New York Times ignores key faith facts when covering Michael Chamberlain's fight for justice

I'll be upfront about my interest, or perhaps "bias," in the case of Michael Chamberlain, 72, who passed to his rest on Jan. 9 from complications of leukemia.

Chamberlain, an Australian, was a Seventh-day Adventist, as am I.

Knowing a few Australian Adventists, I can attest that the case of Michael and his former wife, Lindy, was a searing moment in the 131-year history of the movement in that country. (Adventism -- founded by some veterans of the Millerite movement -- itself dates back to 1863, when its General Conference was first organized.)

The Chamberlains were a young pastoral couple serving in Australia when they went on a camping trip in 1980 with their children, including a nine-week-old daughter, Azaria. At one point, Azaria vanished from the campsite, with Lindy claiming to have seen a dingo, a wild dog native to Australia, in the vicinity. Azaria's body was never found.

Almost immediately, public suspicion fell on the Chamberlains: No one else heard or saw an animal in the area when the child disappeared. Was baby Azaria's name some sort of cultic reference to a child sacrifice? (It wasn't.) And what about the Chamberlain's religion -- aren't those Adventists a weird sect that does kooky things?

While some may wish to debate the pros and cons of Seventh-day Adventist belief and practice, I can't think of too many rational people who believe that Adventism is a blood-sacrifice-loving cult. But in the heated antipodean media environment of the early 1980s, it was easily possible to lose sight of that.

But 37 years after Azaria's tragic death -- ruled, in 2012, to have indeed been caused by a dingo and without the parents being at fault -- the faith angle of this story is, or should be, widely known. Apparently, however, these crucial details slipped past The New York Times (paywall), which reported on Michael Chamberlain's passing thusly:

It was a mystery that captivated Australia for years, inspired a Meryl Streep movie and tormented a couple for more than three decades.

Now, one of the central figures in the case — in which a dingo, a type of wild dog found in Australia, was found to have killed the couple’s nine-week-old baby girl — has died.

Michael Chamberlain, a former pastor who fought for decades to prove to the world that the animal was responsible for his daughter’s disappearance, died on Monday, his former wife, Lindy Chamberlain, told The Associated Press.

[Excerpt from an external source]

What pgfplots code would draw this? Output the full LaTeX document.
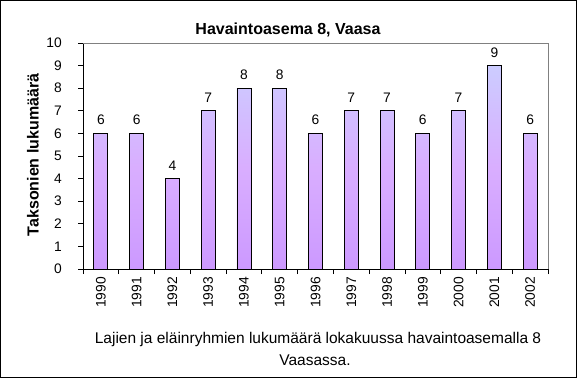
\documentclass[border=0pt]{standalone}
\usepackage{fontspec}
\setmainfont{Liberation Sans}
\usepackage{pgfplots}
\pgfplotsset{compat=1.18}
\definecolor{bartop}{HTML}{CCCCFF}
\definecolor{barbot}{HTML}{CC99FF}
\definecolor{barmid}{HTML}{D9AEFF}
\begin{document}
\begin{tikzpicture}
\draw[black, line width=1pt] (0.5pt,0.5pt) rectangle (576.5pt,377.5pt);
\begin{axis}[
  at={(83pt,109pt)}, anchor=south west,
  scale only axis, width=465pt, height=226pt,
  xmin=-0.5, xmax=12.5, ymin=0, ymax=10,
  axis lines*=left,
  axis line style={black, line width=0.8pt, -},
  tick align=outside,
  major tick length=5pt,
  tick style={black, line width=0.8pt},
  ytick={0,1,...,10},
  xtick={-0.5,0.5,...,12.5},
  xticklabels={},
  extra x ticks={0,1,...,12},
  extra x tick labels={1990,1991,1992,1993,1994,1995,1996,1997,1998,1999,2000,2001,2002},
  extra x tick style={major tick length=0pt,
     xticklabel style={rotate=90, anchor=east, inner sep=0pt, yshift=0pt}},
  xticklabel style={yshift=-8pt},
  /pgf/number format/assume math mode=true,
  tick label style={font=\fontsize{13.8}{16}\selectfont},
  yticklabel style={anchor=east, inner sep=0pt, xshift=-16pt},
  nodes near coords,
  every node near coord/.append style={anchor=south, inner sep=0pt, yshift=8pt, font=\fontsize{13.8}{16}\selectfont},
  clip=false,
]
\addplot[ybar, bar width=14pt, draw=black, line width=0.8pt,
  top color=bartop, bottom color=barbot, middle color=barmid]
  coordinates {(0,6) (1,6) (2,4) (3,7) (4,8) (5,8) (6,6) (7,7) (8,7) (9,6) (10,7) (11,9) (12,6)};
\draw[gray, line width=0.8pt] (rel axis cs:0,1) -- (rel axis cs:1,1) -- (rel axis cs:1,0);
\end{axis}
\node[anchor=base, font=\bfseries\fontsize{16}{19}\selectfont] at (288pt,343pt) {Havaintoasema 8, Vaasa};
\node[rotate=90, font=\bfseries\fontsize{16}{19}\selectfont] at (33pt,223pt) {Taksonien lukumäärä};
\node[anchor=base, font=\fontsize{15.5}{18}\selectfont] at (318pt,35pt) {Lajien ja eläinryhmien lukumäärä lokakuussa havaintoasemalla 8};
\node[anchor=base, font=\fontsize{15.5}{18}\selectfont] at (315pt,13pt) {Vaasassa.};
\end{tikzpicture}
\end{document}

He was 72.

The cause was complications of acute leukemia, according to The Sydney Morning Herald.

The couple’s ordeal began in 1980, when their daughter, Azaria, disappeared from the family tent while on a trip to the Australian outback.

In the better part of 600 words, the Times discusses the case and the circumstances of Michael Chamberlain's life, including his remarriage after Lindy Chamberlain divorced him. Michael earned both a master's and doctorate degrees after the trial, went on to teach in Australia, and was for five years a caretaker for his second wife, Ingrid, who suffered a severe stroke in 2011.

But apart from calling Michael Chamberlain a "pastor" and noting he and Lindy had met "while studying theology at college in Australia" [sic], there's nothing — absolutely nothing — said of Chamberlain's faith or the role it played in the case.

Egregious seems a mild word to discuss this omission. The Chamberlains' prosecution took on a sensationalist turn almost exclusively because of their religion. To omit this -- which the AP and Sydney Morning Herald stories cited above did not -- I believe does further harm to the memory of a child tragically taken and of her late father, whose fight for justice gained international notice.